El hilo expedicionario en Morichales se nutre con los planos tan próximos y algunos otros movimientos en cámara lenta, que exponen la mirada al detalle y etnobotánica para conocer y dimensionar una práctica destructiva y turbulenta. Tal como lo harían los exploradores y misioneros con sus notas de apuntes y libretas, el director se vale de su cámara al hombro para internarse más allá de la retina y el parpadeo vibrante y chispeante de las bombas o cascadas de agua contra las capas vegetales del ecosistema. Una curiosidad y asombro por atrapar y acaparar, paradójicamente, el mejor encuadre de lingote en el celuloide. Este es quizá el tratamiento audaz y loable por el que transita no solo Morichales, sino también la llamada trilogía de las economías ilegales.

 

El director rompe con la clásica estructura y esto desconcierta a los espectadores cómodos y del entretenimiento. No son la Colombia magia salvaje (Mike Slee, 2015) y su despliegue promocional. Ni mucho menos la propaganda altruista de Chiribiquete: Un viaje a la memoria ancestral de América (Juan Lozano, 2025) y su despliegue de estreno y saturación en la sala del Palacio de la Proclamación y en esta misma versión del FICCI 64. Sí, la riqueza del arte rupestre milenario de Venezuela y los tepuys guardan cierta similitud con otras formas geométricas de los países vecinos. El oro se ha esparcido como un ritual de coronación y colonización. Y ahora parece que los pictogramas pintan propaganda política.

 

Finalmente, el cineasta Chris Gude es un geógrafo de la imagen y no un antropólogo de la misma. Por esta razón, no ofrece semblanzas turísticas ni comerciales de los espacios que conforman esta serie: Medellín, La Guajira y La Guayana venezolana.
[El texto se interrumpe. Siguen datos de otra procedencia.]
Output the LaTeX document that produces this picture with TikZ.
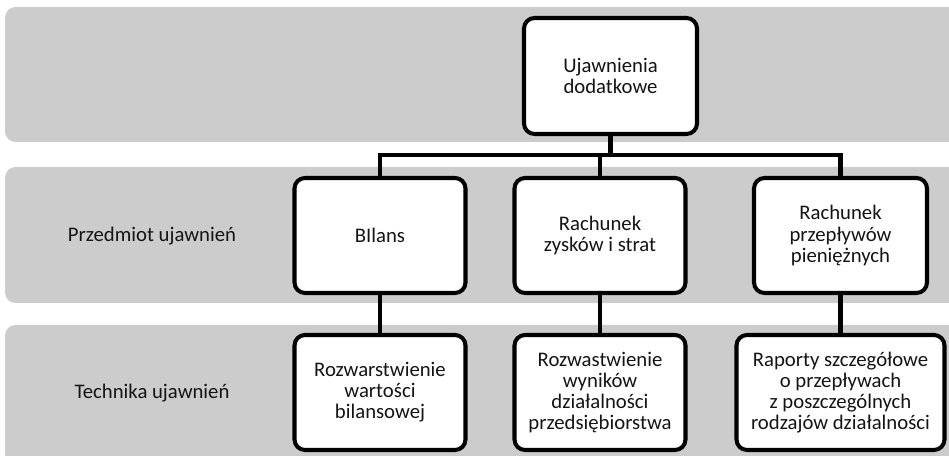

En especial Morichales se presenta no solo como un documental, sino como un mapa emocional, científico y geográfico que cuestiona nuestras relaciones con los recursos y el territorio a nivel terrenal, subterráneo y celestial. Es una guía estelar sobre el oro y su tráfico humano por estructuras y maquinarias invisibles hasta para los mismos dioses.